Trade tensions prevail, affecting economic growth. Central bankers have conservatives approaches to monetary policy amid such slowing growth, but as Villeroy said, they don’t have enough tools to counter protectionist. In the long run, the scale is modestly leaned in dollar’s favor, just because Fed’s members, or at least most of them, suggest a conservative approach to easing.

Growth data and ECB to take center stage

In respects of data released these days, the German ZEW survey showed that economic sentiment in the country fell to -24.5, worse than anticipated, further fueling concerns and sending local government bond yields near record lows. German PPI fell by more-than-anticipated in June, down monthly basis by 0.4%.  EU inflation came in at 1.3% YoY in June, although the core reading resulted as expected in 1.1%, not a game-changer for the ECB. In the US, on the other hand, Retail Sales beat expectations in June, although housing-related data disappointed once again. Us Industrial Production remained flat in June, while Capacity Utilization shrank to 77.9% in the same month.

This upcoming week will be fulfilled with first-tier data that can paint a clearer picture for the pair. Markit will release the preliminary estimates of July Manufacturing and Services PMI for both economies,  which could confirm, or deny that the EU economy has already bottomed. Germany will offer the IFO survey, a barometer of local business confidence. The US will also publish June Durable Goods Orders, seen modestly up, and more relevantly, the preliminary estimate of Q2 GDP. The American economy is expected to have grown by 1.9% in the three months to June, following a 3.1% advance in the first quarter of the year. In the middle of the week, the ECB will have a monetary policy meeting. The central bank is expected to maintain rates unchanged, but it’s also expected to hint more stimulus coming, probably in September, as there are no signs the economic situation would improve any time soon. Head’s Draghi degree of dovishness could determine EUR/USD direction.
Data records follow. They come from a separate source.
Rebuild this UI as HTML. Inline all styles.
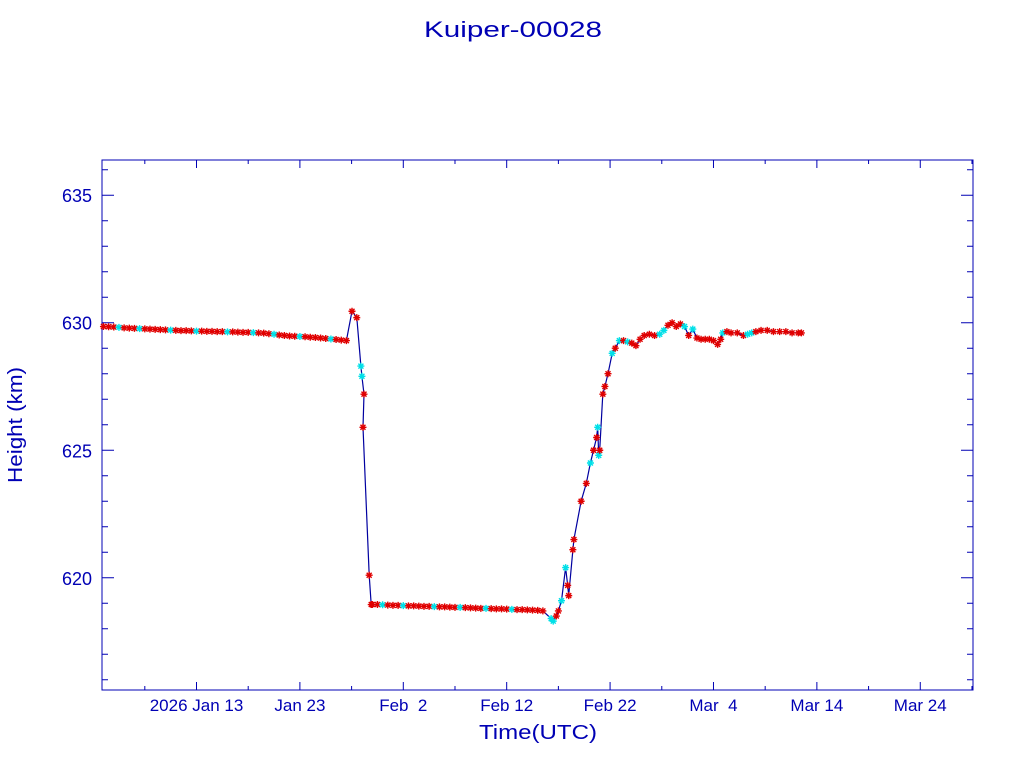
<!DOCTYPE html>
<html><head><meta charset="utf-8"><style>
html,body{margin:0;padding:0;background:#fff;}
svg{display:block;}
text{font-family:"Liberation Sans",sans-serif;fill:#0000b4;}
</style></head><body>
<svg id="chart" width="1024" height="768" viewBox="0 0 1024 768" xmlns="http://www.w3.org/2000/svg">
<text x="513" y="37" text-anchor="middle" font-size="22" textLength="178" lengthAdjust="spacingAndGlyphs">Kuiper-00028</text>
<rect x="102" y="160" width="871" height="530" fill="none" stroke="#0000b4" stroke-width="1"/>
<g id="axes"></g>
<g id="series"></g>
<text x="538" y="739" text-anchor="middle" font-size="20" textLength="118" lengthAdjust="spacingAndGlyphs">Time(UTC)</text>
<text transform="translate(22,425) rotate(-90)" text-anchor="middle" font-size="20" textLength="116" lengthAdjust="spacingAndGlyphs">Height (km)</text>
</svg>
<script>
const xTickDays=[13,23,33,43,53,63,73,83];
const xTickLabels=["2026 Jan 13","Jan 23","Feb  2","Feb 12","Feb 22","Mar  4","Mar 14","Mar 24"];
const yTicks=[620,625,630,635];
const days=[4,4.5,5,5.5,6,6.5,7,7.5,8,8.5,
9,9.5,10,10.5,11,11.5,12,12.5,13,13.5,
14,14.5,15,15.5,16,16.5,17,17.5,18,18.5,
19,19.5,20,20.5,21,21.5,22,22.5,23,23.5,
24,24.5,25,25.5,26,26.5,27,27.5,
28.04,28.5,28.9,29.0,29.2,29.1,29.7,29.9,
30,30.5,31,31.5,32,32.5,33,33.5,34,34.5,
35,35.5,36,36.5,37,37.5,38,38.5,39,39.5,
40,40.5,41,41.5,42,42.5,43,43.5,44,44.5,
45,45.5,46,46.5,
47.3,47.5,47.8,48.0,48.3,48.7,48.9,49.0,49.4,49.5,
50.2,50.7,51.1,51.4,51.7,51.8,51.9,52.0,52.3,52.5,
52.8,53.2,53.5,53.9,54.3,54.7,55.1,55.5,55.9,56.3,
56.8,57.3,57.8,58.2,58.6,59.0,59.4,59.8,60.2,60.6,
61.0,61.4,61.8,62.2,62.6,63.0,63.4,63.7,63.9,64.3,
64.7,65.3,65.9,66.3,66.7,67.1,67.6,68.2,68.8,69.4,
70.0,70.6,71.2,71.5];
const heights=[629.85,629.84,629.83,629.82,629.80,629.79,629.78,629.77,629.76,629.75,
629.74,629.73,629.72,629.71,629.70,629.69,629.69,629.68,629.67,629.67,
629.66,629.66,629.65,629.65,629.64,629.64,629.63,629.62,629.62,629.61,
629.60,629.59,629.57,629.55,629.52,629.50,629.48,629.47,629.46,629.45,
629.43,629.42,629.40,629.38,629.36,629.34,629.32,629.30,
630.45,630.2,628.3,627.9,627.2,625.9,620.1,618.95,
618.95,618.95,618.94,618.93,618.92,618.92,618.91,618.90,618.90,618.89,
618.88,618.88,618.87,618.86,618.86,618.85,618.84,618.84,618.83,618.82,
618.81,618.80,618.80,618.79,618.78,618.78,618.77,618.76,618.75,618.75,
618.74,618.73,618.72,618.70,
618.4,618.3,618.5,618.7,619.1,620.4,619.7,619.3,621.1,621.5,
623.0,623.7,624.5,625.0,625.5,625.9,624.8,625.0,627.2,627.5,
628.0,628.8,629.0,629.3,629.3,629.25,629.2,629.1,629.35,629.5,
629.55,629.5,629.55,629.7,629.9,630.0,629.85,629.95,629.85,629.5,
629.75,629.4,629.35,629.35,629.35,629.3,629.15,629.35,629.6,629.65,
629.6,629.6,629.5,629.55,629.6,629.65,629.7,629.7,629.65,629.65,
629.65,629.6,629.6,629.6];
const kinds="rrrcrrrcrrrrrcrrrrcrrrrrcrrrrcrrrcrrrrcrrrrrcrr"+"rrrccrrr"+"rrrcrrrcrrrrrcrrrrcrrrrcrrrrcrrrr"+"rrccrrccrrrrrrcrrccrrrrcrcrcrrrrrrccrrrrcrcrrrrrrrcrrrrccrrrrrrrr";

const NS="http://www.w3.org/2000/svg";
const X0=102,X1=973,Y0=690,Y1=160,DMIN=3.86,DMAX=88.1,HMIN=615.6,HMAX=636.38;
const xs=d=>X0+(d-DMIN)/(DMAX-DMIN)*(X1-X0);
const ys=h=>Y0-(h-HMIN)/(HMAX-HMIN)*(Y0-Y1);
const axes=document.getElementById('axes'),series=document.getElementById('series');
function mk(tag,attrs,parent){const e=document.createElementNS(NS,tag);for(const k in attrs)e.setAttribute(k,attrs[k]);parent.appendChild(e);return e;}
// x ticks every 5 days
for(let d=8;d<=88;d+=5){
  const major=xTickDays.includes(d);const L=major?8:4;const x=xs(d);
  const t=mk('path',{d:`M${x},${Y0}v${-L}M${x},${Y1}v${L}`,stroke:'#0000b4','stroke-width':1},axes);
  
  
}
xTickDays.forEach((d,i)=>{
  const t=mk('text',{x:xs(d),y:711,'text-anchor':'middle','font-size':17},axes);
  
  
  t.textContent=xTickLabels[i];t.setAttribute('xml:space','preserve');t.style.whiteSpace='pre';
});
for(let h=616;h<=636;h++){
  const major=yTicks.includes(h);const L=major?12:6;const y=ys(h);
  const t=mk('path',{d:`M${X0},${y}h${L}M${X1},${y}h${-L}`,stroke:'#0000b4','stroke-width':1},axes);
  
  
}
yTicks.forEach(h=>{
  const t=mk('text',{x:92,y:ys(h)+7,'text-anchor':'end','font-size':18},axes);
  
  
  t.textContent=h;
});
const n=Math.min(days.length,heights.length);
let dstr='';for(let i=0;i<n;i++)dstr+=(i?'L':'M')+xs(days[i]).toFixed(1)+','+ys(heights[i]).toFixed(1);
const line=mk('path',{d:dstr,fill:'none',stroke:'#0000a0','stroke-width':1.2},series);


for(let i=0;i<n;i++){
  const x=xs(days[i]),y=ys(heights[i]),c=kinds[i]==='c'?'#00e0e8':'#e00000';
  const m=mk('path',{d:`M${x-3.5},${y}h7M${x},${y-3.5}v7M${x-2.5},${y-2.5}l5,5M${x-2.5},${y+2.5}l5,-5`,stroke:c,'stroke-width':1.4},series);
  
  
}
</script>
</body></html>
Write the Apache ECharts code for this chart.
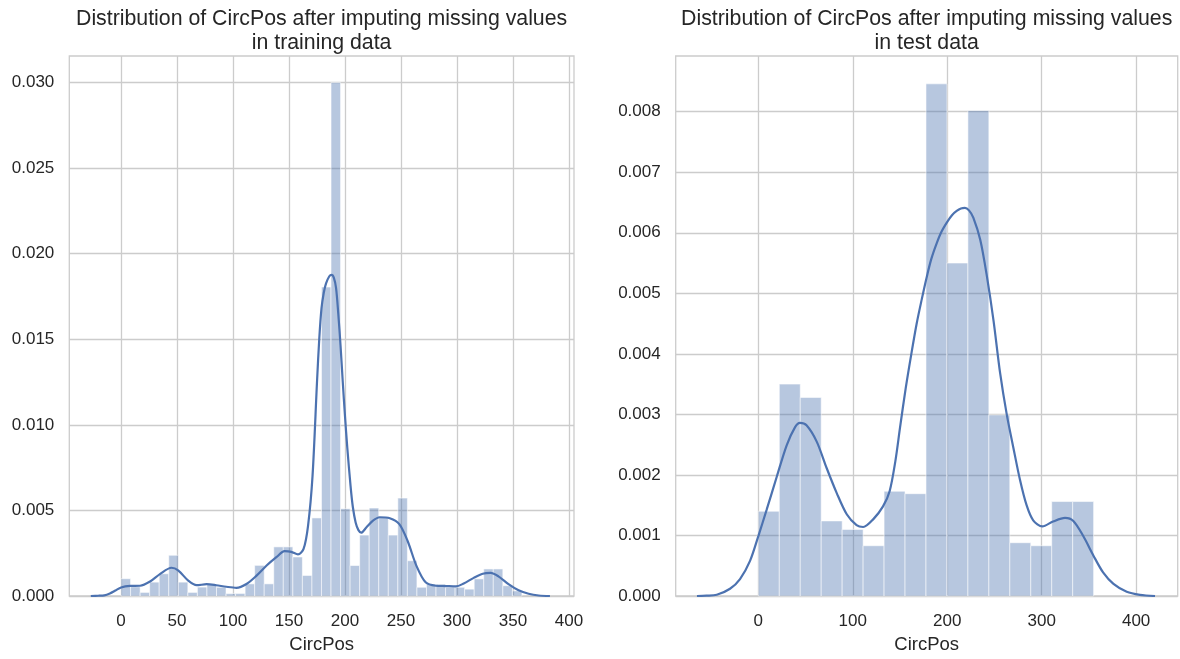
<!DOCTYPE html>
<html>
<head>
<meta charset="utf-8">
<title>Distribution of CircPos</title>
<script src="https://cdn.jsdelivr.net/npm/echarts@6.0.0/dist/echarts.min.js"></script>
<style>
  html, body { margin: 0; padding: 0; background: #ffffff; }
  #chart { width: 1180px; height: 659px; }
</style>
</head>
<body>
<div id="chart"></div>
<script>
// Histogram densities (42 equal bins over the training range)
const trainBinRange = [0, 358];
const trainDensity = [
  0.00101, 0.00054, 0.00021, 0.00081, 0.00130, 0.00238, 0.00081, 0.00021,
  0.00052, 0.00068, 0.00051, 0.00014, 0.00015, 0.00071, 0.00179, 0.00071,
  0.00287, 0.00287, 0.00228, 0.00120, 0.00456, 0.01805, 0.03000, 0.00510,
  0.00178, 0.00356, 0.00514, 0.00458, 0.00356, 0.00572, 0.00206, 0.00051,
  0.00070, 0.00070, 0.00051, 0.00051, 0.00040, 0.00100, 0.00158, 0.00158,
  0.00060, 0.00030
];

// KDE curve of the training data
const trainKdeX = [
  -27, -20, -15, -10, -5, 0, 8, 17, 26, 35, 45, 51, 60, 67.5, 76.5, 85,
  94, 103, 112, 121, 130, 139, 146, 152, 158, 163, 167, 171, 175, 177,
  179, 181, 183, 186, 188, 190, 192, 194, 196, 198, 200, 202, 205, 207,
  209.5, 212, 214.5, 219, 225, 231, 240, 248.5, 256, 264, 272, 281, 290,
  299, 306, 315, 323, 330, 337, 346, 355, 364, 373, 383
];
const trainKdeY = [
  0, 0.00002, 0.00004, 0.00015, 0.00032, 0.00050, 0.00059, 0.00060, 0.00085,
  0.00129, 0.00165, 0.00150, 0.00090, 0.00063, 0.00069, 0.00063,
  0.00054, 0.00048, 0.00070, 0.00119, 0.00178, 0.00228, 0.00262, 0.00258,
  0.00243, 0.00275, 0.00410, 0.00700, 0.01250, 0.01500, 0.01680, 0.01770,
  0.01825, 0.01868, 0.01876, 0.01860, 0.01800, 0.01650, 0.01465, 0.01250,
  0.01050, 0.00870, 0.00640, 0.00520, 0.00430, 0.00385, 0.00370, 0.00400,
  0.00440, 0.00460, 0.00454, 0.00420, 0.00320, 0.00173, 0.00080, 0.00060,
  0.00058, 0.00056, 0.00073, 0.00106, 0.00130, 0.00135, 0.00115, 0.00069,
  0.00033, 0.00013, 0.00003, 0
];

// Histogram densities (16 equal bins over the test range)
const testBinRange = [0, 355];
const testDensity = [
  0.00140, 0.00350, 0.00328, 0.00124, 0.00110, 0.00083, 0.00173, 0.00169,
  0.00846, 0.00550, 0.00802, 0.00299, 0.00088, 0.00083, 0.00156, 0.00156
];

// KDE curve of the test data
const testKdeX = [
  -65, -55, -44, -30, -19.4, -8.8, 0, 8.9, 19.5, 30, 38.9, 44, 51, 61.8,
  72.4, 83, 93.6, 104, 111, 121.8, 132, 139, 145, 150, 156, 162, 167.5,
  173, 178, 183, 188.7, 194, 200, 205, 210, 214.5, 218.7, 223, 227.6, 235,
  242, 249, 256, 263, 270, 277, 284, 291, 300.7, 312, 324.7, 333.5, 344,
  354.7, 365, 376, 390, 404, 420
];
const testKdeY = [
  0, 0.000005, 0.00002, 0.00012, 0.00028, 0.00058, 0.00099, 0.00143, 0.00197,
  0.00249, 0.00279, 0.00286, 0.00282, 0.00255, 0.00211, 0.00170, 0.00135,
  0.00117, 0.00114, 0.00127, 0.00148, 0.00173, 0.00222, 0.00278, 0.00343,
  0.00400, 0.00449, 0.00490, 0.00525, 0.00556, 0.00582, 0.00602, 0.00618,
  0.00629, 0.00636, 0.00640, 0.00641, 0.00637, 0.00625, 0.00588, 0.00528,
  0.00455, 0.00368, 0.00300, 0.00245, 0.00192, 0.00150, 0.00125, 0.00115,
  0.00123, 0.00129, 0.00124, 0.00099, 0.00067, 0.00039, 0.00020, 0.00007,
  0.00002, 0
];

// Axis tick labels
const trainXTicks = [0, 50, 100, 150, 200, 250, 300, 350, 400];
const trainYTicks = [0, 0.005, 0.010, 0.015, 0.020, 0.025, 0.030];
const testXTicks = [0, 100, 200, 300, 400];
const testYTicks = [0, 0.001, 0.002, 0.003, 0.004, 0.005, 0.006, 0.007, 0.008];

const titles = [
  'Distribution of CircPos after imputing missing values\nin training data',
  'Distribution of CircPos after imputing missing values\nin test data'
];
const xName = 'CircPos';

const FONT = '"Liberation Sans", Arial, "DejaVu Sans", sans-serif';
const TEXT = '#262626';
const GRID = '#cccccc';
const BLUE = '#4c72b0';

function binsFrom(range, values) {
  const w = (range[1] - range[0]) / values.length;
  return values.map((v, i) => [range[0] + i * w, range[0] + (i + 1) * w, v]);
}

function renderBin(params, api) {
  const top = api.coord([api.value(0), api.value(2)]);
  const base = api.coord([api.value(1), 0]);
  return {
    type: 'rect',
    shape: { x: top[0], y: top[1], width: base[0] - top[0], height: base[1] - top[1] },
    style: { fill: 'rgba(76,114,176,0.4)', stroke: 'rgba(255,255,255,0.55)', lineWidth: 1 }
  };
}

function xAxisOf(gridIndex, min, max, ticks) {
  return {
    type: 'value', gridIndex, min, max,
    name: xName, nameLocation: 'middle', nameGap: 39,
    nameTextStyle: { fontFamily: FONT, fontSize: 18.5, color: TEXT },
    axisLine: { show: false },
    axisTick: { show: false, customValues: ticks },
    axisLabel: { customValues: ticks, margin: 17, fontFamily: FONT, fontSize: 17, color: TEXT },
    splitLine: { show: true, lineStyle: { color: GRID, width: 1.3 } }
  };
}

function yAxisOf(gridIndex, max, ticks) {
  return {
    type: 'value', gridIndex, min: 0, max,
    axisLine: { show: false },
    axisTick: { show: false, customValues: ticks },
    axisLabel: {
      customValues: ticks, margin: 15, fontFamily: FONT, fontSize: 17, color: TEXT,
      formatter: v => v.toFixed(3)
    },
    splitLine: { show: true, lineStyle: { color: GRID, width: 1.3 } }
  };
}

function titleOf(text, centerX) {
  return {
    text, left: centerX, top: 7, padding: 0, textAlign: 'center',
    textStyle: { fontFamily: FONT, fontSize: 21.3, fontWeight: 'normal', color: TEXT, lineHeight: 24 }
  };
}

const chart = echarts.init(document.getElementById('chart'), null, { renderer: 'canvas' });

chart.setOption({
  animation: false,
  backgroundColor: '#ffffff',
  title: [titleOf(titles[0], 321.6), titleOf(titles[1], 926.7)],
  grid: [
    { left: 69.3, top: 56, width: 504.7, height: 541.3, show: true, borderColor: GRID, borderWidth: 1.3, backgroundColor: '#ffffff' },
    { left: 675.7, top: 56, width: 502, height: 541.3, show: true, borderColor: GRID, borderWidth: 1.3, backgroundColor: '#ffffff' }
  ],
  xAxis: [
    xAxisOf(0, -46.2, 404.5, trainXTicks),
    xAxisOf(1, -87.5, 444, testXTicks)
  ],
  yAxis: [
    yAxisOf(0, 0.03155, trainYTicks),
    yAxisOf(1, 0.00892, testYTicks)
  ],
  series: [
    {
      type: 'custom', xAxisIndex: 0, yAxisIndex: 0,
      renderItem: renderBin, encode: { x: [0, 1], y: 2 },
      data: binsFrom(trainBinRange, trainDensity), z: 2
    },
    {
      type: 'line', xAxisIndex: 0, yAxisIndex: 0,
      data: trainKdeX.map((x, i) => [x, trainKdeY[i]]),
      smooth: 0.3, showSymbol: false, silent: true,
      lineStyle: { color: BLUE, width: 2.2 }, z: 3
    },
    {
      type: 'custom', xAxisIndex: 1, yAxisIndex: 1,
      renderItem: renderBin, encode: { x: [0, 1], y: 2 },
      data: binsFrom(testBinRange, testDensity), z: 2
    },
    {
      type: 'line', xAxisIndex: 1, yAxisIndex: 1,
      data: testKdeX.map((x, i) => [x, testKdeY[i]]),
      smooth: 0.3, showSymbol: false, silent: true,
      lineStyle: { color: BLUE, width: 2.2 }, z: 3
    }
  ]
});
</script>
</body>
</html>
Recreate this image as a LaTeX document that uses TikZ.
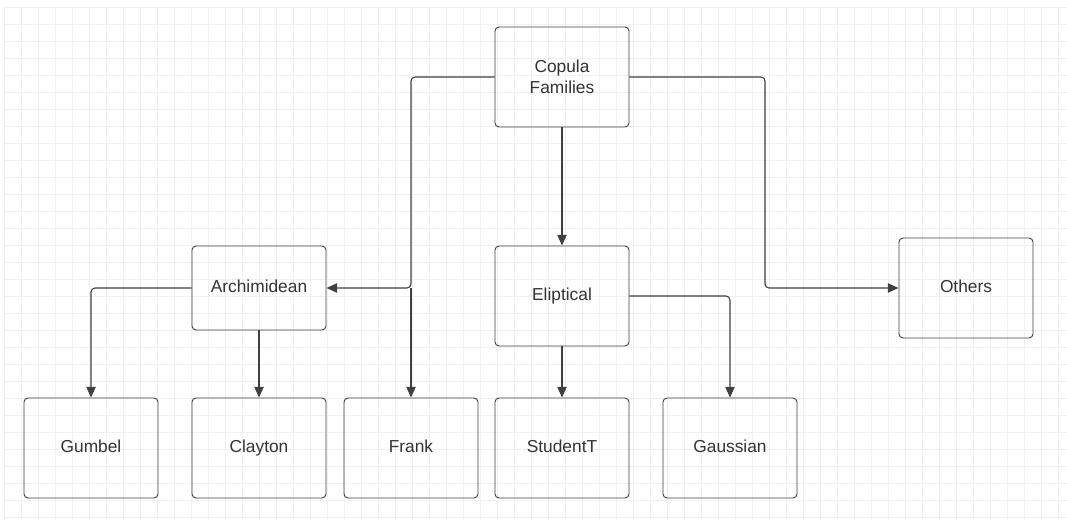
\documentclass[tikz,border=0pt]{standalone}
\usepackage{fontspec}
\setmainfont{Liberation Sans}
\usetikzlibrary{arrows.meta, positioning}

\tikzset{
  family/.style={draw=black!75, rounded corners=3pt, minimum width=100.5pt, minimum height=75pt, align=center, font=\fontsize{13}{16}\selectfont, text=black!80, line width=0.7pt},
  small/.style={family, minimum height=63pt},
  link/.style={draw=black!75, line width=0.8pt, -{Triangle[length=8pt,width=7pt]}}
}

\begin{document}
\begin{tikzpicture}[x=0.75pt,y=-0.75pt]
            % canvas and grid
            \useasboundingbox (0,0) rectangle (1067,520);
            \fill[white] (0,0) rectangle (1067,520);
            \draw[black!6, line width=0.4pt, xshift=3pt, yshift=-5.25pt] (0,0) grid[step=12.75pt] (1067,520);

            % boxes
            \node[family] (copula) at (562,77) {Copula\\Families};
            \node[small] (archi) at (259,288) {Archimidean\strut};
            \node[family] (elip) at (562,296) {Eliptical\strut};
            \node[family] (others) at (966,288) {Others\strut};
            \node[family] (gumbel) at (91,448) {Gumbel\strut};
            \node[family] (clayton) at (259,448) {Clayton\strut};
            \node[family] (frank) at (411,448) {Frank\strut};
            \node[family] (student) at (562,448) {StudentT\strut};
            \node[family] (gauss) at (730,448) {Gaussian\strut};

            % connectors
            \coordinate (split) at (411,288);
            \draw[link, rounded corners=3pt] (copula.west) -| (split) -- (archi.east);
            \draw[link] (split) -- (frank.north);
            \draw[link, rounded corners=3pt] (copula.east) -- (765,77) |- (others.west);
            \draw[link] (copula.south) -- (elip.north);
            \draw[link, rounded corners=3pt] (archi.west) -| (gumbel.north);
            \draw[link] (archi.south) -- (clayton.north);
            \draw[link] (elip.south) -- (student.north);
            \draw[link, rounded corners=3pt] (elip.east) -| (gauss.north);
\end{tikzpicture}
\end{document}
 EUR/USD technical outlook

The EUR/USD pair is trading at around 1.1230/40 ahead of the close, with modest losses but as said, within the previous weekly range. In the weekly chart, the pair presents a neutral-to-bearish stance, as it is hovering around a mild-bearish 20 SMA, while technical indicators hover around their mid-lines with modest downward slopes, lacking directional conviction. In the same chart, the 200 SMA is flat at around 1.1340, while the 100 SMA turns modestly lower some 400 pips above the current price. The pair is in a long term consolidative phase near yearly lows, with the risk still skewed to the downside.

The daily chart shows that selling interest aligned around a bearish 20 DMA  sent the pair lower, with the level reinforced by the 38.2% retracement of the latest daily decline. The pair is now developing also below a bearish 20 SMA and the 23.6% retracement of the same slide. Technical indicators head in diverging directions but within negative territory, with the Momentum lagging amid the strong daily opening, but the RSI heading south at 46, this last anticipating a downward extension ahead.

The bearish potential will likely accelerate if the pair breaks below 1.1180, the immediate support, with the next relevant level being 1.1106, this year low. Below this last, the 1.1020/40 area comes as the next possible bearish target. The main resistance is 1.1280 where the pair topped these last two weeks, with gains above it favoring a recovery up to the 1.1340/60 price zone.

EUR/USD sentiment poll

The FXStreet Forecast Poll indicates that bull took over EUR/USD, with the sentiment positive in the three time-frame under study. The number of those betting for an advance decreases from 78% in the weekly perspective to 54% in the monthly and quarterly ones. For the upcoming week, the average target is 1.1277, which increases to 1.1323 for the three-month estimate.

The Overview chart shows that the largest accumulation of targets comes just above the current level in the weekly and monthly views, while in the larger perspective, most polled experts are seeing the pair between 1.10 and 1.14, with a few exceptions pointing for higher targets above 1.15.  The moving averages lack directional momentum although in the shorter term, are slowly turning south, reflecting that bulls are not yet fully convinced.